Mediation system would help owners stay in homes
Legislative commerce committees on Wednesday began developing a mediation process that could stem the tide of home foreclosures in Nevada.
Nevada has the nation’s highest rate of foreclosures, one out of 76 homes, with 77,693 in foreclosure and a projected 72,000 more in 2009.
Assembly Speaker Barbara Buckley, D-Las Vegas, said AB149 would provide for mediators in foreclosure cases who could make deals to keep owners in their homes.
Right now, she said, many people who want to keep their homes and make their payments can’t get ahold of anyone to answer their questions.
The proposal would require lenders to provide the name of someone with the authority to renegotiate a loan modification and contact information for a housing counseling agency. Lenders also would have to inform the borrower of their right to ask for court mediation.
“We see people who are being foreclosed on and they can’t get a lender on the phone,” she told the joint Senate Commerce and Assembly Commerce and Labor committees.
AB149 sets up a mediation hearing where the lender must attend as well as the borrower.

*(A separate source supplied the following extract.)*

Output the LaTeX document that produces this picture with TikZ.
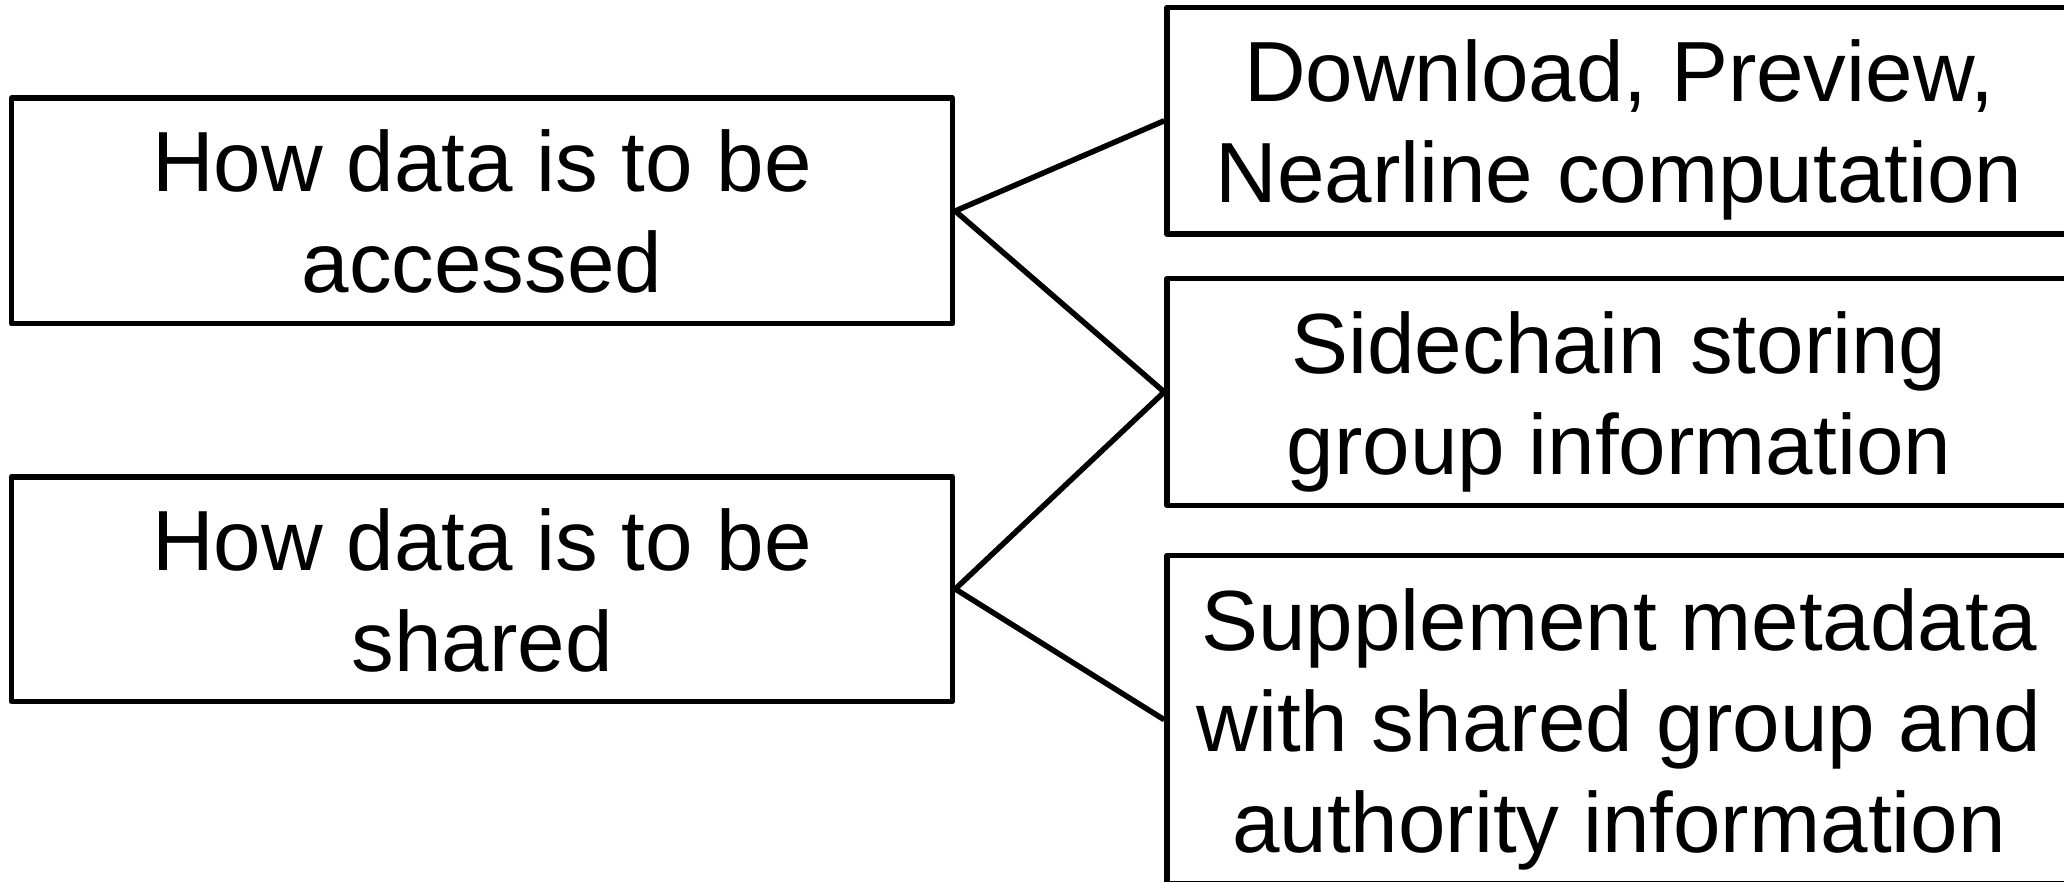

“If the lender chooses not to participate in any way the mediator will have the ability to order relief,” Buckley said.
If the borrower doesn’t attend, the mediator can dismiss the hearing and allow foreclosure to proceed.
She said the Center for Responsible Lending estimates the program could save 17,700 homes in Nevada, saving $1.6 billion in value in the process.

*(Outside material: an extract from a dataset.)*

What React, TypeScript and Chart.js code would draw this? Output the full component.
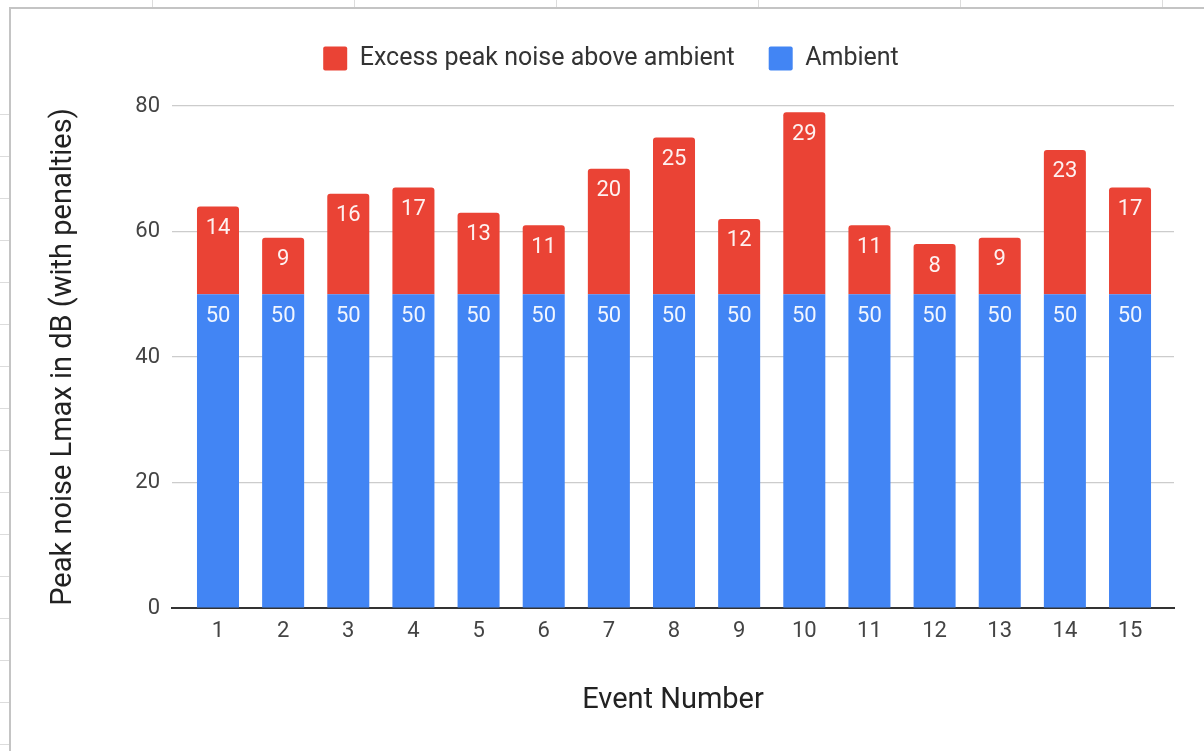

And that saves more money, she said. Congressional researchers estimate the average cost of a foreclosure is $7,200 to the homeowner but $50,000 to the lender and $19,227 to the government in lost taxes and fees.
Sen. Warren Hardy, R-Las Vegas, said he was at first uncomfortable with what seems “an intervention into the private sector.”
“But these aren’t normal circumstances,” he said.
He said he can support the plan “conceptually” while the details are worked out.
Buckley said the Supreme Court will develop the rules to apply the mediation process.
She was joined by Nevada Supreme Court Chief Justice Jim Hardesty, who said the court conducts a variety of mediation hearings and has former judges, lawyers and masters who are trained to handle them.
Bankers and legal aid representatives praised the proposal and said they would work with Buckley to flesh out the details of how the system should work.